_Task prompt_:
Leaving out all pictures, please print only the lines from the one containing "Write a web" through the one containing "const seriesNames = ['pH".

— Start —

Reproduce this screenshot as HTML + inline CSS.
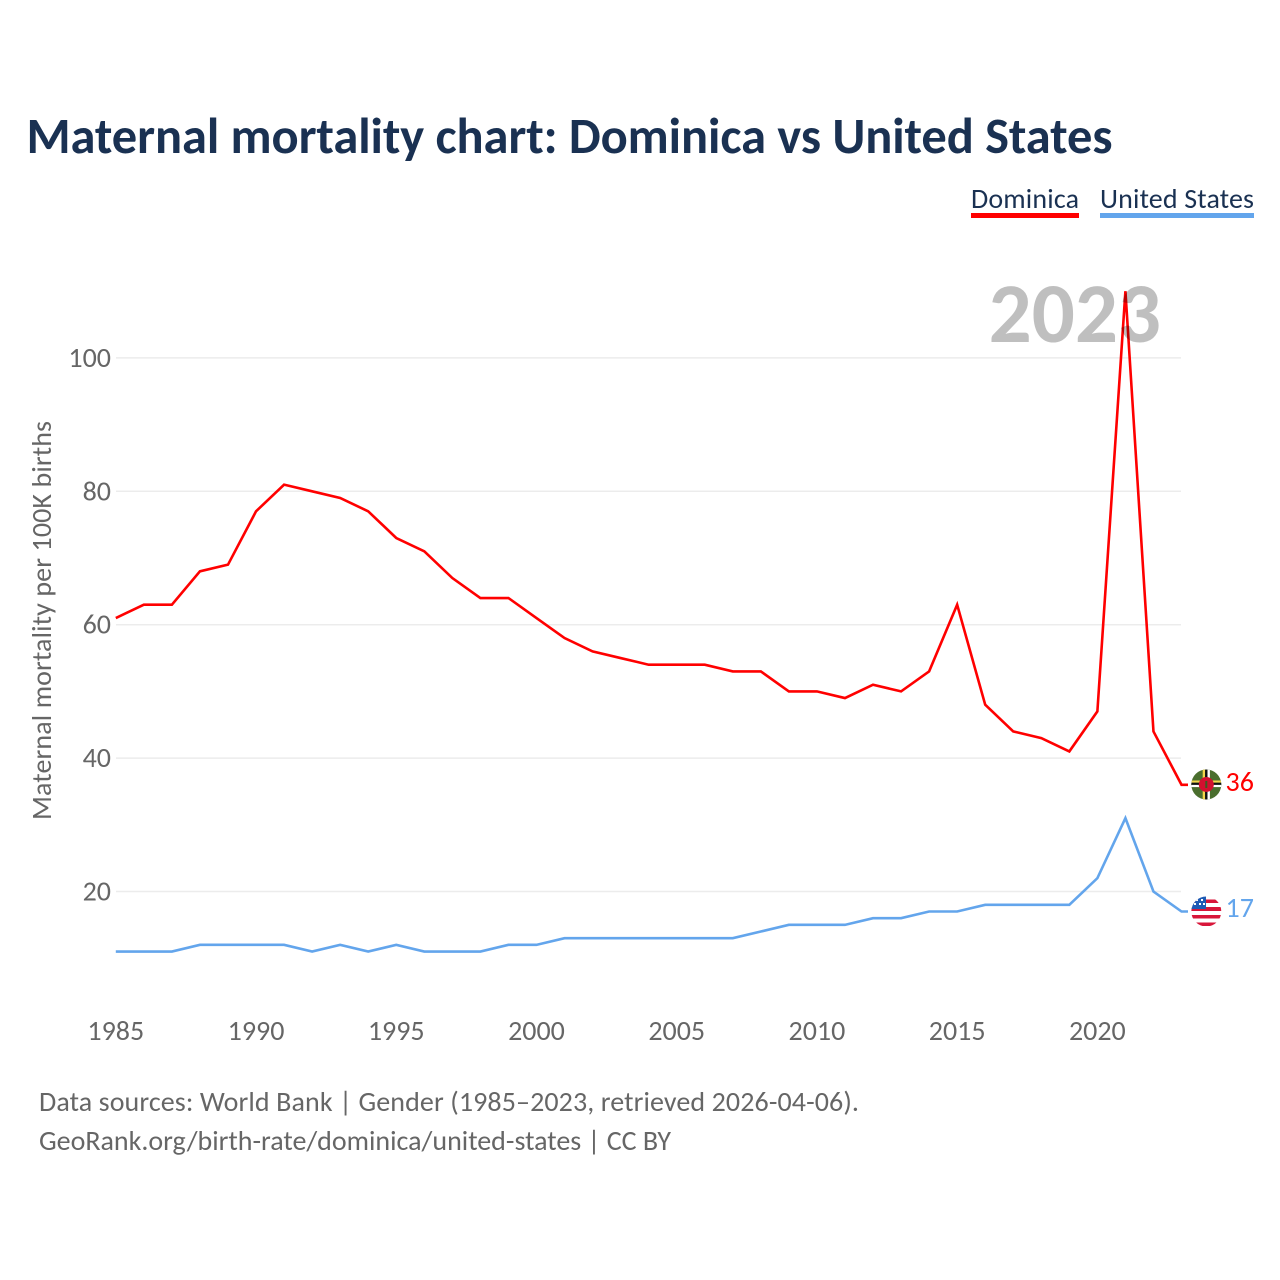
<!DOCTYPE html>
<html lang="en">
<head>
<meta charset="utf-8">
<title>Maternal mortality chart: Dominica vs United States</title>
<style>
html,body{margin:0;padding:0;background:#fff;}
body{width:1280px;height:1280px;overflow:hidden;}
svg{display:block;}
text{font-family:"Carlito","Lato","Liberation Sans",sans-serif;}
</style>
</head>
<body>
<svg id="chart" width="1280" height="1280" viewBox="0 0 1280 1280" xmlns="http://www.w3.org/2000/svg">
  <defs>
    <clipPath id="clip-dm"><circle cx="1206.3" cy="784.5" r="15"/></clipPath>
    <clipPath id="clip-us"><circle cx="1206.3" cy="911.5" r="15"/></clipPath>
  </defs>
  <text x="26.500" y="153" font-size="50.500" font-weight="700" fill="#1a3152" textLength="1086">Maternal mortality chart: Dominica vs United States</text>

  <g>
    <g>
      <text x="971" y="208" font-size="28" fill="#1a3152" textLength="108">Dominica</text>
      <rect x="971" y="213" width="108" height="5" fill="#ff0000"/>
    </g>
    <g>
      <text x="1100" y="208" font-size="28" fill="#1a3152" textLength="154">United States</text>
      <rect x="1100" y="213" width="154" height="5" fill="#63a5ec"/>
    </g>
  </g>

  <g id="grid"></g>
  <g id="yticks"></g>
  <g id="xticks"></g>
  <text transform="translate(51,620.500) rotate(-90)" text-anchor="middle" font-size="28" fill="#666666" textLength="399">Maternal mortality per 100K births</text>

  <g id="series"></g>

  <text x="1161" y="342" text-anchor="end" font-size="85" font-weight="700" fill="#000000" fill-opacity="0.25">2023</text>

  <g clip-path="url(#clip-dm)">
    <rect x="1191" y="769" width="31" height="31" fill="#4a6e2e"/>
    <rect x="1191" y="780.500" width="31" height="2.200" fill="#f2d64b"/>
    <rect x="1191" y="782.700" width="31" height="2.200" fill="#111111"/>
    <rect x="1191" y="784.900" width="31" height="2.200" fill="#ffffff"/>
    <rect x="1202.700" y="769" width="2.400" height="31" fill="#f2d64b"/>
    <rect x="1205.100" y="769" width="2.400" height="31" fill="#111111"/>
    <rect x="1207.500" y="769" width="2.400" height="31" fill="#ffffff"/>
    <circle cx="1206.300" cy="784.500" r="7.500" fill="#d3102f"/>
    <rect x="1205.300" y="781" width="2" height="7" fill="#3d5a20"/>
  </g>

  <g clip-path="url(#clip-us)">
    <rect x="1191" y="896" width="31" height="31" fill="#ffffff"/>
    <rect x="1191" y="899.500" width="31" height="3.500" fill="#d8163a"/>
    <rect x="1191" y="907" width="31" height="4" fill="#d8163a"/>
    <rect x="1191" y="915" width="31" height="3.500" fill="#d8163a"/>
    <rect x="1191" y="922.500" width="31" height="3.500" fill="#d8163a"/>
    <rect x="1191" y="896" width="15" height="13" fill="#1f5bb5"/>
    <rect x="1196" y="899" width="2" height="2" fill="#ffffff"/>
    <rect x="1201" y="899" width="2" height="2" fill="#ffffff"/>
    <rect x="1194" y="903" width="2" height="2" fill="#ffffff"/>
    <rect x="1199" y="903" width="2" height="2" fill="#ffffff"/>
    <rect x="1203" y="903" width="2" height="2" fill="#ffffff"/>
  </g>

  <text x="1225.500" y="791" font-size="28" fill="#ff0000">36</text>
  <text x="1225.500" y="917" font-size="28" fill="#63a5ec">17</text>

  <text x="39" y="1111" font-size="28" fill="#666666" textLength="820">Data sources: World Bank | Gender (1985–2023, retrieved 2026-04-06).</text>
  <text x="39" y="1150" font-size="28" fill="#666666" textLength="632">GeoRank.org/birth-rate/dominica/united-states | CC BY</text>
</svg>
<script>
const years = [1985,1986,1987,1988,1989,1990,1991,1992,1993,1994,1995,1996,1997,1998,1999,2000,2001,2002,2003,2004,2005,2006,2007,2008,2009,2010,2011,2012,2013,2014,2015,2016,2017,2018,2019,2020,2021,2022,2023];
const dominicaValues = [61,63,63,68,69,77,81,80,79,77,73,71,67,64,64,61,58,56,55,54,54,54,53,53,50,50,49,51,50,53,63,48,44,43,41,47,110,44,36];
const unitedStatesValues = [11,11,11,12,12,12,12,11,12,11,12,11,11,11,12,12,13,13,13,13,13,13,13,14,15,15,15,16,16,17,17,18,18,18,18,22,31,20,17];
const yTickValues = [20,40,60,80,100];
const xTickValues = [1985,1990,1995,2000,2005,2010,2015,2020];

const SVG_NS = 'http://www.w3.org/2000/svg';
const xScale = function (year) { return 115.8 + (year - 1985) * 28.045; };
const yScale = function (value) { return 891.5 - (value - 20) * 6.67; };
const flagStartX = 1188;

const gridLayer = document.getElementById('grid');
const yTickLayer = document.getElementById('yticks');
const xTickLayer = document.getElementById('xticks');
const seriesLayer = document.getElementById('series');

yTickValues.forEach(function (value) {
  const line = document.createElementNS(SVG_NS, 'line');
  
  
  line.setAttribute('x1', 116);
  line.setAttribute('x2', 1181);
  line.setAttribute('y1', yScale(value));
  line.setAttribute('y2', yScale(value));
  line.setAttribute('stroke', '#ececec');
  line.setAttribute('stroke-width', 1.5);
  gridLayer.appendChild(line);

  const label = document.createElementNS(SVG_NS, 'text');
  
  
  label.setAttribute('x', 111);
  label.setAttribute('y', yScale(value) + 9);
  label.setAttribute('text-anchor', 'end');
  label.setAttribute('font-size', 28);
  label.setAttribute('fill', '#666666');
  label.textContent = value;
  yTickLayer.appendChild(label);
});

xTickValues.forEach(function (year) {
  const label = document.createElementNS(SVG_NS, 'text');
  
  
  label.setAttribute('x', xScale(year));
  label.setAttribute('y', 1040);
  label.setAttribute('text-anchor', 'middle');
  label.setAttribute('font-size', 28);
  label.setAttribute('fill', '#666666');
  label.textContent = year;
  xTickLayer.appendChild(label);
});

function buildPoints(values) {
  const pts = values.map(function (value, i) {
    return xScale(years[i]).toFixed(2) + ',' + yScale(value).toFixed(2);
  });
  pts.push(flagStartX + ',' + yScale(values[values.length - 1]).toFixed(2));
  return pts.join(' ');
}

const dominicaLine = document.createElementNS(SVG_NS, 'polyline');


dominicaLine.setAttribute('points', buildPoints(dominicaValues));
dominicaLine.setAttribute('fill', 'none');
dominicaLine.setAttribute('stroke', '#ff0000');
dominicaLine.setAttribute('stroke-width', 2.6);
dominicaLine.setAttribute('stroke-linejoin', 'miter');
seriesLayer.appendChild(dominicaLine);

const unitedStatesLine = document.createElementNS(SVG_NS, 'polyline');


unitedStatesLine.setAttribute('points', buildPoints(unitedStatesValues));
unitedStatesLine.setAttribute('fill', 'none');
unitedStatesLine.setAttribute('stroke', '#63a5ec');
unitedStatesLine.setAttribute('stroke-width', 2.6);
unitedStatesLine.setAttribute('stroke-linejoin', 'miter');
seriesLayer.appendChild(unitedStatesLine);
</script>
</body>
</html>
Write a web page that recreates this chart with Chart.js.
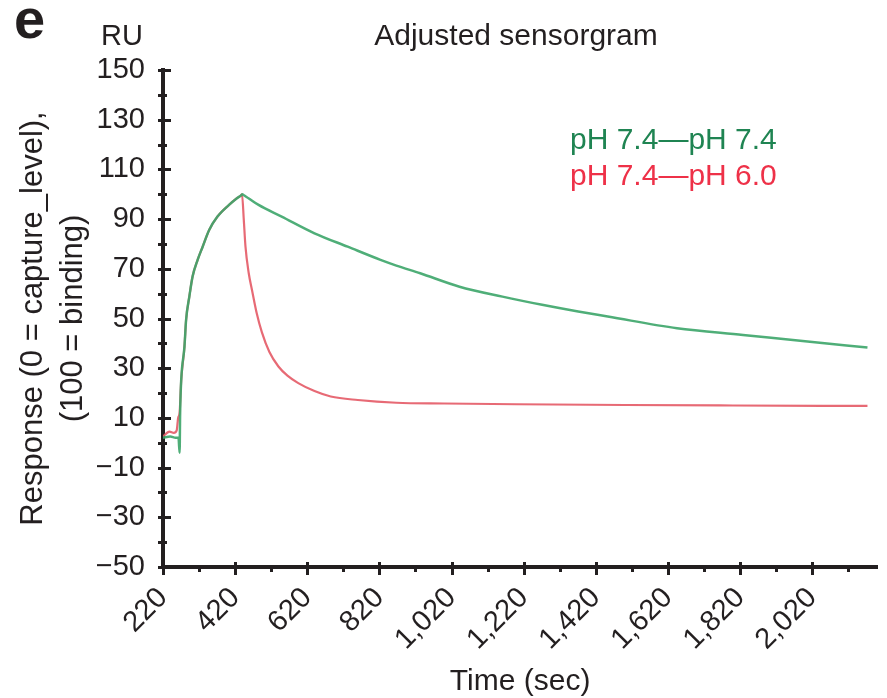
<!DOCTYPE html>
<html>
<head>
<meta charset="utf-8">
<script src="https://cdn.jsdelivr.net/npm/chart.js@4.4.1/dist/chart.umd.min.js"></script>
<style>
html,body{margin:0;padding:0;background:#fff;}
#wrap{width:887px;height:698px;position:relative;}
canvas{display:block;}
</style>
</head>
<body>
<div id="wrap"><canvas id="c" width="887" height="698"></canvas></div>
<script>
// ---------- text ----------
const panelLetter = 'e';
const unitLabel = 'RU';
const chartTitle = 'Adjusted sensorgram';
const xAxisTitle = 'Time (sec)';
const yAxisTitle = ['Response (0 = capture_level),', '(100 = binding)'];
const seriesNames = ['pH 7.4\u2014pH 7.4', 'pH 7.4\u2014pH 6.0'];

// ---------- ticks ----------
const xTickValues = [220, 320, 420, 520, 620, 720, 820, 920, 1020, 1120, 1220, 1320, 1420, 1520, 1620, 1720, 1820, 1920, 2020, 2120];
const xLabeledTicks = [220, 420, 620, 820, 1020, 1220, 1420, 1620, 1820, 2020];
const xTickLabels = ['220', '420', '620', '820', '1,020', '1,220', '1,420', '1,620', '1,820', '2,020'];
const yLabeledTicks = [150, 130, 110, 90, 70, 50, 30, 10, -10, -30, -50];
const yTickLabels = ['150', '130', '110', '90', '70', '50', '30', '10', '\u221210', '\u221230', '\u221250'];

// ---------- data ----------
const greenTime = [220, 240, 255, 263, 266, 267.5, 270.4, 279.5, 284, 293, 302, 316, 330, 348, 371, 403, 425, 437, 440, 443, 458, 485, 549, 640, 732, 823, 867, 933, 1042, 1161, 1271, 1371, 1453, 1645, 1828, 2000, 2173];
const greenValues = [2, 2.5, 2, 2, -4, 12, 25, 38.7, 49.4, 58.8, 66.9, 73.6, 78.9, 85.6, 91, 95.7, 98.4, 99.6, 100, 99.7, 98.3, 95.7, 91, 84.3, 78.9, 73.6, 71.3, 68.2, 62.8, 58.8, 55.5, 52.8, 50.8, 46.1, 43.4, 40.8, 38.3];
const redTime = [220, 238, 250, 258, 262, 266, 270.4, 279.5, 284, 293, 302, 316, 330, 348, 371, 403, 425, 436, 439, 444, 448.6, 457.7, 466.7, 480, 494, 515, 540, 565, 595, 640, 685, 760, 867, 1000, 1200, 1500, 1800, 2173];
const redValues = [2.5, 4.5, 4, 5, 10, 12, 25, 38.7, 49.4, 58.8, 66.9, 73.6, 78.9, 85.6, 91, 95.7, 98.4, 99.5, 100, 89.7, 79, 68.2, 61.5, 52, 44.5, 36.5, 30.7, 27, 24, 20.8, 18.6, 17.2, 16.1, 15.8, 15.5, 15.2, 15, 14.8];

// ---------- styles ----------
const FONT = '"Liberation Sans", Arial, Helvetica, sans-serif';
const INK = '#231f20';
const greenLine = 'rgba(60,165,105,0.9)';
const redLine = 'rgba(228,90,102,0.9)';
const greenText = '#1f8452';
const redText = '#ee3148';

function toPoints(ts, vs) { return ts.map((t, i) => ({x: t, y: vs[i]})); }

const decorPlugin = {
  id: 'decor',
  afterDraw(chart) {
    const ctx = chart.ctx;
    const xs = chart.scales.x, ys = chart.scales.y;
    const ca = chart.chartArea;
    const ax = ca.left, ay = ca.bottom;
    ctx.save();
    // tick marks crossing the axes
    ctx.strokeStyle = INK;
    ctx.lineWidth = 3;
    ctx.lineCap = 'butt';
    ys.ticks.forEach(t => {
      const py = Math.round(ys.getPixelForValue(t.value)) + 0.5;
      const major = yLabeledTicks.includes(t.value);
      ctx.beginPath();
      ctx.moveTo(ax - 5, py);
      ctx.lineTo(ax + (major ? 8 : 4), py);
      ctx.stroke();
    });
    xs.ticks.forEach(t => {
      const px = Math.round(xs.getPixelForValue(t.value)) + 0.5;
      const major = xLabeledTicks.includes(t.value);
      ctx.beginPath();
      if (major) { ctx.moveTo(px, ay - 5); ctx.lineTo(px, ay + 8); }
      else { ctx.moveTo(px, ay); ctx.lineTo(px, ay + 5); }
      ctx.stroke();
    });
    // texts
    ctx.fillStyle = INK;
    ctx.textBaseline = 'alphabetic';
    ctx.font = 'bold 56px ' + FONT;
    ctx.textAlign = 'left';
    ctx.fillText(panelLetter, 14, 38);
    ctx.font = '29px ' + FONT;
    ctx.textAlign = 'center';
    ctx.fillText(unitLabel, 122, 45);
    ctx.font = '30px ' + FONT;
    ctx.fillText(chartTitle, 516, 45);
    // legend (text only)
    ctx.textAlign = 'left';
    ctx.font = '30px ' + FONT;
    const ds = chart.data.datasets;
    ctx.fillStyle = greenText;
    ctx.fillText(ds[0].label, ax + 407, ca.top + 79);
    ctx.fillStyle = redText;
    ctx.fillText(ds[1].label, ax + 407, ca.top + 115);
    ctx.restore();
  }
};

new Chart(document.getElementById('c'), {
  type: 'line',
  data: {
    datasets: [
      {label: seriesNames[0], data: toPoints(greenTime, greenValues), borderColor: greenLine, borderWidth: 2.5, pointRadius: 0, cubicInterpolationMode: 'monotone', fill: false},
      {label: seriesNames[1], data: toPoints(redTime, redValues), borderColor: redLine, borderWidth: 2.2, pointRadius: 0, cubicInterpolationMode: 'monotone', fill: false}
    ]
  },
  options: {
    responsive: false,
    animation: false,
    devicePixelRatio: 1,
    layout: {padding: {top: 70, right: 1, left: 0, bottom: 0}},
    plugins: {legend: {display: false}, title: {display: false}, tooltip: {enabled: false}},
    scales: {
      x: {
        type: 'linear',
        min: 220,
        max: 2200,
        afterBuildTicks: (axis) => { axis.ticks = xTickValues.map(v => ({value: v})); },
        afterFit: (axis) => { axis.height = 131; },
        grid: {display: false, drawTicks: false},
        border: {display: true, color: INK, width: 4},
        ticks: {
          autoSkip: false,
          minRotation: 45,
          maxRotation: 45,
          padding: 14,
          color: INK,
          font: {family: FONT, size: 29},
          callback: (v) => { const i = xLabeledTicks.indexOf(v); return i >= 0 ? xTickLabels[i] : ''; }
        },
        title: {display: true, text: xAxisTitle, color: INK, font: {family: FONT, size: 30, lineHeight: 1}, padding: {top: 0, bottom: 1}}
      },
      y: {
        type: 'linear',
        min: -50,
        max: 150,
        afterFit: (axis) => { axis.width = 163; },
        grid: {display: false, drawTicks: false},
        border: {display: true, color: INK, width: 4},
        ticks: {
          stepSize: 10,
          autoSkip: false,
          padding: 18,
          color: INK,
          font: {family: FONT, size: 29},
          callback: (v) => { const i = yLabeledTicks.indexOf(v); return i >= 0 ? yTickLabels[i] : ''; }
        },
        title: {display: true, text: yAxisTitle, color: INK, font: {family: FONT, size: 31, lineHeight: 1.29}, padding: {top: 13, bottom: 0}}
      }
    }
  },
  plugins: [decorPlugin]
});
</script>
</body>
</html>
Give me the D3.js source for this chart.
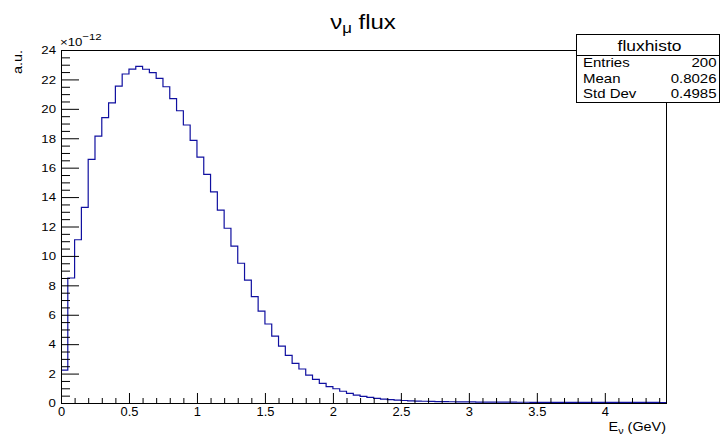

— End —

_Final answer_:
Write a web page that recreates this chart with Chart.js.
<!DOCTYPE html>
<html>
<head>
<meta charset="utf-8">
<script src="https://cdn.jsdelivr.net/npm/chart.js@4.4.1/dist/chart.umd.min.js"></script>
<style>
html,body{margin:0;padding:0;background:#fff;}
#wrap{width:887px;height:698px;position:relative;}
canvas{display:block;}
</style>
</head>
<body>
<div id="wrap"><canvas id="c" width="887" height="698"></canvas></div>
<script>
// ---------- text ----------
const panelLetter = 'e';
const unitLabel = 'RU';
const chartTitle = 'Adjusted sensorgram';
const xAxisTitle = 'Time (sec)';
const yAxisTitle = ['Response (0 = capture_level),', '(100 = binding)'];
const seriesNames = ['pH 7.4\u2014pH 7.4', 'pH 7.4\u2014pH 6.0'];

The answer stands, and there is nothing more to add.